YOUR INSTRUCTIONS:
Produce word for word the lines of the data below running from the one that has "Rebuild this UI as HTML. Inline all styles." to the one that has "</style></head><body>", inclusive, and no others.

— START SUPPLIED RECORDS —

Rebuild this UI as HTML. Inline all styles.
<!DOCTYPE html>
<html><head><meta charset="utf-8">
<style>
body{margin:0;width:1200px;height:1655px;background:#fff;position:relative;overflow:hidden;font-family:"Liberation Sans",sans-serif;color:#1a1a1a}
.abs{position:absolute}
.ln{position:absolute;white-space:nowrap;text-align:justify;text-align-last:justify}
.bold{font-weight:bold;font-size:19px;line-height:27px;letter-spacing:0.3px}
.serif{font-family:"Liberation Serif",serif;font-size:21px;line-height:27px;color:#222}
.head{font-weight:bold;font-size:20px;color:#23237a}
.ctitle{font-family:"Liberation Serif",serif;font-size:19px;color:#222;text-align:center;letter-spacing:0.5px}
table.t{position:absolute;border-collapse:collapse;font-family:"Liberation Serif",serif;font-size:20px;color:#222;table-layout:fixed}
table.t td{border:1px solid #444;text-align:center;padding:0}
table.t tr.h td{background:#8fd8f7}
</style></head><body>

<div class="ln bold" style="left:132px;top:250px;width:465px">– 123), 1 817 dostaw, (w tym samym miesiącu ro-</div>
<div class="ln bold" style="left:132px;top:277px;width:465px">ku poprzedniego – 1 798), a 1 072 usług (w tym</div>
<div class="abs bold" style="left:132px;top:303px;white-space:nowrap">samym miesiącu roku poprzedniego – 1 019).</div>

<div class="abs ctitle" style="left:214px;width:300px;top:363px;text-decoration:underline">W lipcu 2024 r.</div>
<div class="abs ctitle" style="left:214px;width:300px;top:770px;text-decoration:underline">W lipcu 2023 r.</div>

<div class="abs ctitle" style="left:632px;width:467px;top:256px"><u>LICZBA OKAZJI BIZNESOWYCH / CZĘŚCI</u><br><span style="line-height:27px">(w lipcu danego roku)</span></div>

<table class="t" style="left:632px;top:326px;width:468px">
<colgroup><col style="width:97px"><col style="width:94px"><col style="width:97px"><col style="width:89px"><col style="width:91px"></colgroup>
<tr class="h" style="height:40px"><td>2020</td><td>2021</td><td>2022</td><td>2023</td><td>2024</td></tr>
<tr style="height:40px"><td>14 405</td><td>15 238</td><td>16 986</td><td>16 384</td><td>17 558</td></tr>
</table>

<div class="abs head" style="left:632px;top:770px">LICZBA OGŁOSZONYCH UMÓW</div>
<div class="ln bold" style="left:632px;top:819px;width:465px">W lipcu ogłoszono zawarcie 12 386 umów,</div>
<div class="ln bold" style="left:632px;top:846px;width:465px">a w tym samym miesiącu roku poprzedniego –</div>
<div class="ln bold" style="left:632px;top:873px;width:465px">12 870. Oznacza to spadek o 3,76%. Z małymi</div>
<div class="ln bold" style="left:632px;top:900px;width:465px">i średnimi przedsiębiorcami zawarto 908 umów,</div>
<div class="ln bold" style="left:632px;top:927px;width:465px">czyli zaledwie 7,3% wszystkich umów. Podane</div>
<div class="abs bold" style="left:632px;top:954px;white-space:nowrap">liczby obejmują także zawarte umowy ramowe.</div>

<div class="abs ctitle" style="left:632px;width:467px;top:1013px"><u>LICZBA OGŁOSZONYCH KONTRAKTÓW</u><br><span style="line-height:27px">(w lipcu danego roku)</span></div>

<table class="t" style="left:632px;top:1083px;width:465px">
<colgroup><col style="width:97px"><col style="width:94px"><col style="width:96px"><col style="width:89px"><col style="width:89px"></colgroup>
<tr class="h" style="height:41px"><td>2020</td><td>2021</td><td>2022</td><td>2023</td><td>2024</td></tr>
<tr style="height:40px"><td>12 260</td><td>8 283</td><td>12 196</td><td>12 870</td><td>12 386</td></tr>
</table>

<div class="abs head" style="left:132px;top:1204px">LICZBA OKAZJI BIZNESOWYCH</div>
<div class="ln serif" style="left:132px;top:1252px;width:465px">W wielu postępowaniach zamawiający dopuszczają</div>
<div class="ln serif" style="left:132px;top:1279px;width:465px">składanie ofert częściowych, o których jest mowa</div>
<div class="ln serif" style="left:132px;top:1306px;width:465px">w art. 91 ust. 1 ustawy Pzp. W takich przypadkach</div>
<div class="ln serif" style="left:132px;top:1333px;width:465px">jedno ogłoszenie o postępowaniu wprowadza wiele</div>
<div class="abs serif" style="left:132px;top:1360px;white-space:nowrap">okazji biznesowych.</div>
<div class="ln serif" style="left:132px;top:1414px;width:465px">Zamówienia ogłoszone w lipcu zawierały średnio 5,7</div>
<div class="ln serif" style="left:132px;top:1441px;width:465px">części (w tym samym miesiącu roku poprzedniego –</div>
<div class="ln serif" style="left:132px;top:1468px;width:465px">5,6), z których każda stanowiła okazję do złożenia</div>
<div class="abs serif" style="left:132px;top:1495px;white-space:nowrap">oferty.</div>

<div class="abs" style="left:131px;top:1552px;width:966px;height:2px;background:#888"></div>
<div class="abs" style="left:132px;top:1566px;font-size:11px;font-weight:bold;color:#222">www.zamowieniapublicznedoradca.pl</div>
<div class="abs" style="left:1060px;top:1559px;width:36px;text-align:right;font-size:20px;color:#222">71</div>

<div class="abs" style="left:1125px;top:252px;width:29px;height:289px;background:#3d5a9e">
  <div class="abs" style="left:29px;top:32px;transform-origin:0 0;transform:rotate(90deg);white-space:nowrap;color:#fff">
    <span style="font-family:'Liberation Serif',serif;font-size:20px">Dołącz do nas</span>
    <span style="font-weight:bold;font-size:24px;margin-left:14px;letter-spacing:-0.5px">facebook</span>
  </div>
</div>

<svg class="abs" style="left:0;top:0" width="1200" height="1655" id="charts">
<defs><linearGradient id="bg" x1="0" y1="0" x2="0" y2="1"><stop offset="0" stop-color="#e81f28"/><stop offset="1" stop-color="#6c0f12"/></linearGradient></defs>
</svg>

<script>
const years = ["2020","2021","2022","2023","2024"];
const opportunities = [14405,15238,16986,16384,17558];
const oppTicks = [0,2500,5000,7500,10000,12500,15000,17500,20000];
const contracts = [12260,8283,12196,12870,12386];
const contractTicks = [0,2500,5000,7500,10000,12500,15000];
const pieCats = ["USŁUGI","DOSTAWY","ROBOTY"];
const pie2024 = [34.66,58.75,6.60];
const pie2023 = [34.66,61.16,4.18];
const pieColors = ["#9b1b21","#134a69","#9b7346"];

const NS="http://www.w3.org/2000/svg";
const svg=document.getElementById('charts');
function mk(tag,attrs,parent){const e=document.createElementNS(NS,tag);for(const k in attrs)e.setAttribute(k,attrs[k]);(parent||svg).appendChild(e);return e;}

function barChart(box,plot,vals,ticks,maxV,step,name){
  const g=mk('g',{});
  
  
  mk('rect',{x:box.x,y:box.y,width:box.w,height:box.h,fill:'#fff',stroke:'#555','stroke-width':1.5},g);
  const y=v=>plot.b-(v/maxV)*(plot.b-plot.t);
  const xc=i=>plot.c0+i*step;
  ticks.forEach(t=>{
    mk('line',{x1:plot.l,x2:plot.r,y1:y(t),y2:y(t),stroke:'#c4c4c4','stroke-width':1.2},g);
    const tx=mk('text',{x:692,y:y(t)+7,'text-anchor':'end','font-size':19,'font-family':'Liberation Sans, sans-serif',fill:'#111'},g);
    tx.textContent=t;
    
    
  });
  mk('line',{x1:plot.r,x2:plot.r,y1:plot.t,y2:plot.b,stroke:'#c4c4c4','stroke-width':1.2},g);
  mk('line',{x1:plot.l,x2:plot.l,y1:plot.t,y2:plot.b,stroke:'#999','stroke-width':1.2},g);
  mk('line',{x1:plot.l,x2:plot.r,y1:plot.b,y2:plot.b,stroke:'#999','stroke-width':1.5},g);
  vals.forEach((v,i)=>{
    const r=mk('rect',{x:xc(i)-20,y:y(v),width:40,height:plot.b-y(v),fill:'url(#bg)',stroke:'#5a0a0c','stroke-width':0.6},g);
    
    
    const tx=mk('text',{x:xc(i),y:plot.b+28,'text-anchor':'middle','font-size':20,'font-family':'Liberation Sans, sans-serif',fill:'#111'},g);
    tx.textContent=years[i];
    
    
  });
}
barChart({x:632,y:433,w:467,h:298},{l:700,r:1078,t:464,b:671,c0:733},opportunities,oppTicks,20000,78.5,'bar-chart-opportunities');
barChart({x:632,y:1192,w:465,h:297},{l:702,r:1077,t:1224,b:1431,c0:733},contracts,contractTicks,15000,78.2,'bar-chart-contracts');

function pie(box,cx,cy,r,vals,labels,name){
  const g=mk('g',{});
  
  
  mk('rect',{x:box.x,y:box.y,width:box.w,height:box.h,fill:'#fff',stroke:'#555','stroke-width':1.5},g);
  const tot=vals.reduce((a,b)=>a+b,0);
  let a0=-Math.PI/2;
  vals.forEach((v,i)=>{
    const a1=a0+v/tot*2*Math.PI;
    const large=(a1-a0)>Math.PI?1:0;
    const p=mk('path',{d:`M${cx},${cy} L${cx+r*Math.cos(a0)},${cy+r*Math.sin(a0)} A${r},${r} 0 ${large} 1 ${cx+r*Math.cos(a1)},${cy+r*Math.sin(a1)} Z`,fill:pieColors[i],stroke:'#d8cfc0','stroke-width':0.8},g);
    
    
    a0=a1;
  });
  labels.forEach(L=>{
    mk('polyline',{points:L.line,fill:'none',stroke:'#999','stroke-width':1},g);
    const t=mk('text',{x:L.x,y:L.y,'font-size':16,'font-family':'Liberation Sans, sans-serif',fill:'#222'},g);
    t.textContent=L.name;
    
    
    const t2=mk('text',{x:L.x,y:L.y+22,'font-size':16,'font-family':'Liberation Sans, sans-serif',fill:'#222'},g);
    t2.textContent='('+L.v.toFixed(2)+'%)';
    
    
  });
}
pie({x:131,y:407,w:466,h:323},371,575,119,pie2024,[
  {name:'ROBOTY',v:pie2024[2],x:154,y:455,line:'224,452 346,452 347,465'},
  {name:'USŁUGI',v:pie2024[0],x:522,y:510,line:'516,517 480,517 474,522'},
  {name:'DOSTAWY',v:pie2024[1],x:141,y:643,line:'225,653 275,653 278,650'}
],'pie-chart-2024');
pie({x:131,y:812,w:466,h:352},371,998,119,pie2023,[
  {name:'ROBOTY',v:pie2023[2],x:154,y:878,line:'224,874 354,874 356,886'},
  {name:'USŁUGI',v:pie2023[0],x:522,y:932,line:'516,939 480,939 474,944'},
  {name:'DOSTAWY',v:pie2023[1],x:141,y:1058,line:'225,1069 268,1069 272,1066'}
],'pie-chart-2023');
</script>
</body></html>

— END SUPPLIED RECORDS —
— START SUPPLIED RECORDS —

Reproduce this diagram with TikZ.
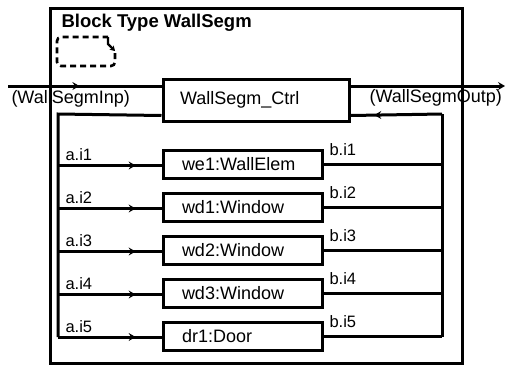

— END SUPPLIED RECORDS —
— START SUPPLIED RECORDS —

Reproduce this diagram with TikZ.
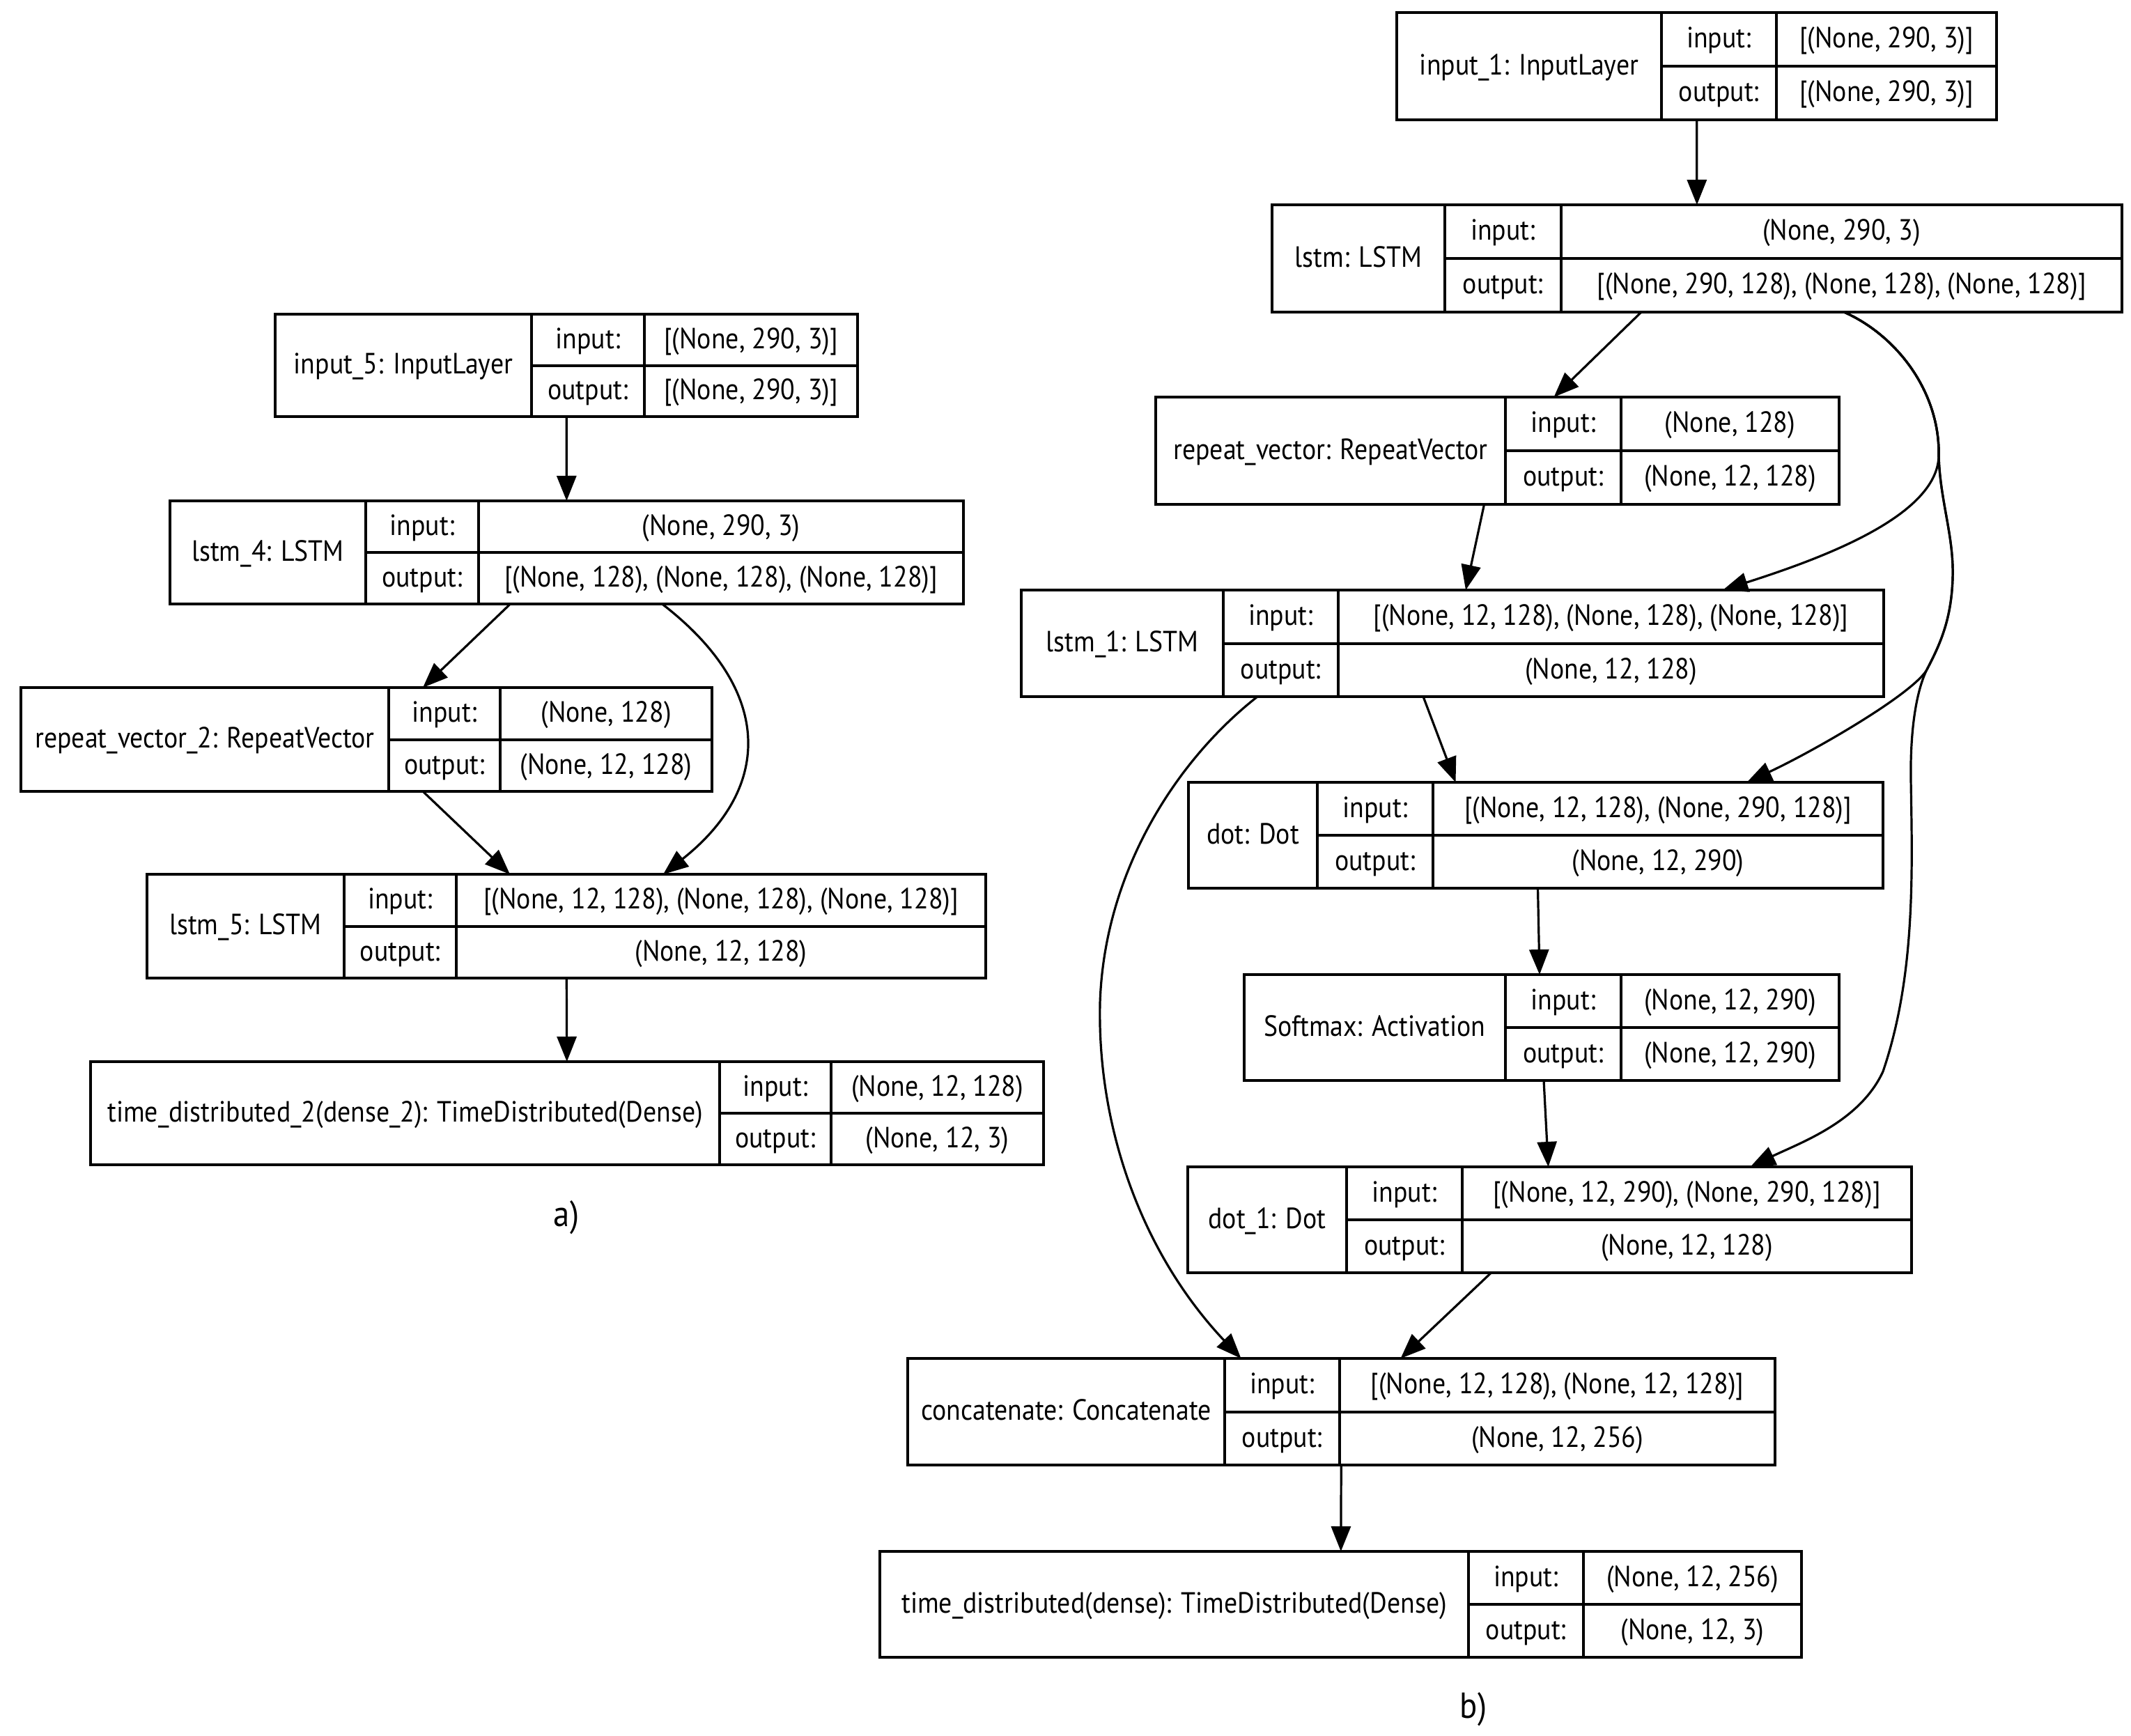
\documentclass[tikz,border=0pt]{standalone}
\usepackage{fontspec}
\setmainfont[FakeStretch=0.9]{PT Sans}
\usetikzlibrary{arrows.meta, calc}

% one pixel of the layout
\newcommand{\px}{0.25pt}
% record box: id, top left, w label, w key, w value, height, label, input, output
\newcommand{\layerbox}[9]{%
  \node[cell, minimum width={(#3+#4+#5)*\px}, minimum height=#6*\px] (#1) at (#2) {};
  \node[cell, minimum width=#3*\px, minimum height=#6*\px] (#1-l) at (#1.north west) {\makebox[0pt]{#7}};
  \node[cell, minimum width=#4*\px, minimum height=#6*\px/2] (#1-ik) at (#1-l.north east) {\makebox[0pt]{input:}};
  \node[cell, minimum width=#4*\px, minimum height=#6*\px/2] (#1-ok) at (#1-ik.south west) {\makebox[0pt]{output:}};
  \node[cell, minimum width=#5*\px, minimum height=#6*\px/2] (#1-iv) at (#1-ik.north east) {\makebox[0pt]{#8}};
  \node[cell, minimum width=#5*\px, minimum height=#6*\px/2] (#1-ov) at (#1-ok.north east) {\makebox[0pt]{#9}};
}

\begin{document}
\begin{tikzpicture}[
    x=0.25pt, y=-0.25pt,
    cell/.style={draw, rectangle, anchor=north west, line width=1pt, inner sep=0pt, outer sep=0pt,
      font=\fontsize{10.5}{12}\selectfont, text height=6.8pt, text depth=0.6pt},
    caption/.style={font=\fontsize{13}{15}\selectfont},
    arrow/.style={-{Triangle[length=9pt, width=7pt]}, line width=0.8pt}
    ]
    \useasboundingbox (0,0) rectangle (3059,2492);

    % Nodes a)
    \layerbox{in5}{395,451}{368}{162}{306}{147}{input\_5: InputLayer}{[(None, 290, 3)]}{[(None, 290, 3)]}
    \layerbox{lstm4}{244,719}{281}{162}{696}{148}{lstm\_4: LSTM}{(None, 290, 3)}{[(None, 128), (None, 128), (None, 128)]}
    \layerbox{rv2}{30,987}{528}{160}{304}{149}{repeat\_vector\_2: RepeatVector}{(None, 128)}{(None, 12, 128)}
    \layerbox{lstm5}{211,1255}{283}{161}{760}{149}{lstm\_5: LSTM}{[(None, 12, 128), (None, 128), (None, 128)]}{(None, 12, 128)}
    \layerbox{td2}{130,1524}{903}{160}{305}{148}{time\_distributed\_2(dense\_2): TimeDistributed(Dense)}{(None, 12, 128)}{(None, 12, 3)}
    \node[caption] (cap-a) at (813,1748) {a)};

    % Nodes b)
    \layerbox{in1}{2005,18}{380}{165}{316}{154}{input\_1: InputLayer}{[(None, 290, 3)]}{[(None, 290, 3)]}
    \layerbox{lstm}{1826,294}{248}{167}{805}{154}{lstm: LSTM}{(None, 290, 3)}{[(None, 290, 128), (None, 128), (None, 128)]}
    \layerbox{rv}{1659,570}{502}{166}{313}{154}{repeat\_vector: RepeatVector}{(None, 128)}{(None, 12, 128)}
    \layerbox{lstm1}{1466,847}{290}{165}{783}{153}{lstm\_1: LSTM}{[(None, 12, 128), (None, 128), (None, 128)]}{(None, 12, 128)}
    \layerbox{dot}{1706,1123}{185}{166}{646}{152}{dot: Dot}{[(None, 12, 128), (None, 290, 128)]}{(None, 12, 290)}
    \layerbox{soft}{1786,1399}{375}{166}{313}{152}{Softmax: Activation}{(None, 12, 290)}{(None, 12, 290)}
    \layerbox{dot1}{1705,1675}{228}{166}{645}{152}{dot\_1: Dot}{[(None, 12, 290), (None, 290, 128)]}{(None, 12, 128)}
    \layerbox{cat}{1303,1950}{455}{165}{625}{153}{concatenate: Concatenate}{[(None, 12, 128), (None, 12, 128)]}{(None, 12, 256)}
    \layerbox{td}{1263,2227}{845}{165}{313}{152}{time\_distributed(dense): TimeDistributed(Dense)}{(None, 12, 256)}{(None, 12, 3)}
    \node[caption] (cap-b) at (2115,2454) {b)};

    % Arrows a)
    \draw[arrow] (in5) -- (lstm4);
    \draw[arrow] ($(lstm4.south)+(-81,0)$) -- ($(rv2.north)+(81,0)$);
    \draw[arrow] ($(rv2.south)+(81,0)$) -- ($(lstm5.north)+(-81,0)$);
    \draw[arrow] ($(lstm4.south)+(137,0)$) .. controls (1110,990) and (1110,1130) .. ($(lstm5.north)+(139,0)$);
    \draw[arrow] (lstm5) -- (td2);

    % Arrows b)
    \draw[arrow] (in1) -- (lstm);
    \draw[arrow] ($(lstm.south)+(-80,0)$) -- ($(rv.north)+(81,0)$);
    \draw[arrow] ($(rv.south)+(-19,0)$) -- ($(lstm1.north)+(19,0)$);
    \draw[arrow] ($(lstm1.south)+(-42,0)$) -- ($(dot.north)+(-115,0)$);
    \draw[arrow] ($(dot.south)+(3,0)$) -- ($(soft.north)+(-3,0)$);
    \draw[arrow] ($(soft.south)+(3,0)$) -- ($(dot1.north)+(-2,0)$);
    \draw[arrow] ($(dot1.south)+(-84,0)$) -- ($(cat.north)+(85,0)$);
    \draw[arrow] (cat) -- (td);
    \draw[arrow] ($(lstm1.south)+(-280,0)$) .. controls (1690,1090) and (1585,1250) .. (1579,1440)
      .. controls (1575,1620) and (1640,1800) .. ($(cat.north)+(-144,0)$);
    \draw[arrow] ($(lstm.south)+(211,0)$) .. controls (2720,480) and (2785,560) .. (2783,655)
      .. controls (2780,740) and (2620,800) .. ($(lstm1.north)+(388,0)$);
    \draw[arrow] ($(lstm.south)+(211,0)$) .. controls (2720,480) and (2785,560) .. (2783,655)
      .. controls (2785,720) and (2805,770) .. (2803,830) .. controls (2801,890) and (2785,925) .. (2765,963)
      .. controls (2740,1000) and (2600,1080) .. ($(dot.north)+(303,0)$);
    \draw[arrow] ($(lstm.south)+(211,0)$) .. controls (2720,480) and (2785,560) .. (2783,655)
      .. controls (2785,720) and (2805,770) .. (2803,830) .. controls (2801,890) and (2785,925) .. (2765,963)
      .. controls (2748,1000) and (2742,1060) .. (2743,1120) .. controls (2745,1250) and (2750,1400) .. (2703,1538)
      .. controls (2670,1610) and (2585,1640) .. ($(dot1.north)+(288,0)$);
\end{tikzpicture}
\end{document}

— END SUPPLIED RECORDS —

SOLUTION FOR THIS EXERCISE:
Rebuild this UI as HTML. Inline all styles.
<!DOCTYPE html>
<html><head><meta charset="utf-8">
<style>
body{margin:0;width:1200px;height:1655px;background:#fff;position:relative;overflow:hidden;font-family:"Liberation Sans",sans-serif;color:#1a1a1a}
.abs{position:absolute}
.ln{position:absolute;white-space:nowrap;text-align:justify;text-align-last:justify}
.bold{font-weight:bold;font-size:19px;line-height:27px;letter-spacing:0.3px}
.serif{font-family:"Liberation Serif",serif;font-size:21px;line-height:27px;color:#222}
.head{font-weight:bold;font-size:20px;color:#23237a}
.ctitle{font-family:"Liberation Serif",serif;font-size:19px;color:#222;text-align:center;letter-spacing:0.5px}
table.t{position:absolute;border-collapse:collapse;font-family:"Liberation Serif",serif;font-size:20px;color:#222;table-layout:fixed}
table.t td{border:1px solid #444;text-align:center;padding:0}
table.t tr.h td{background:#8fd8f7}
</style></head><body>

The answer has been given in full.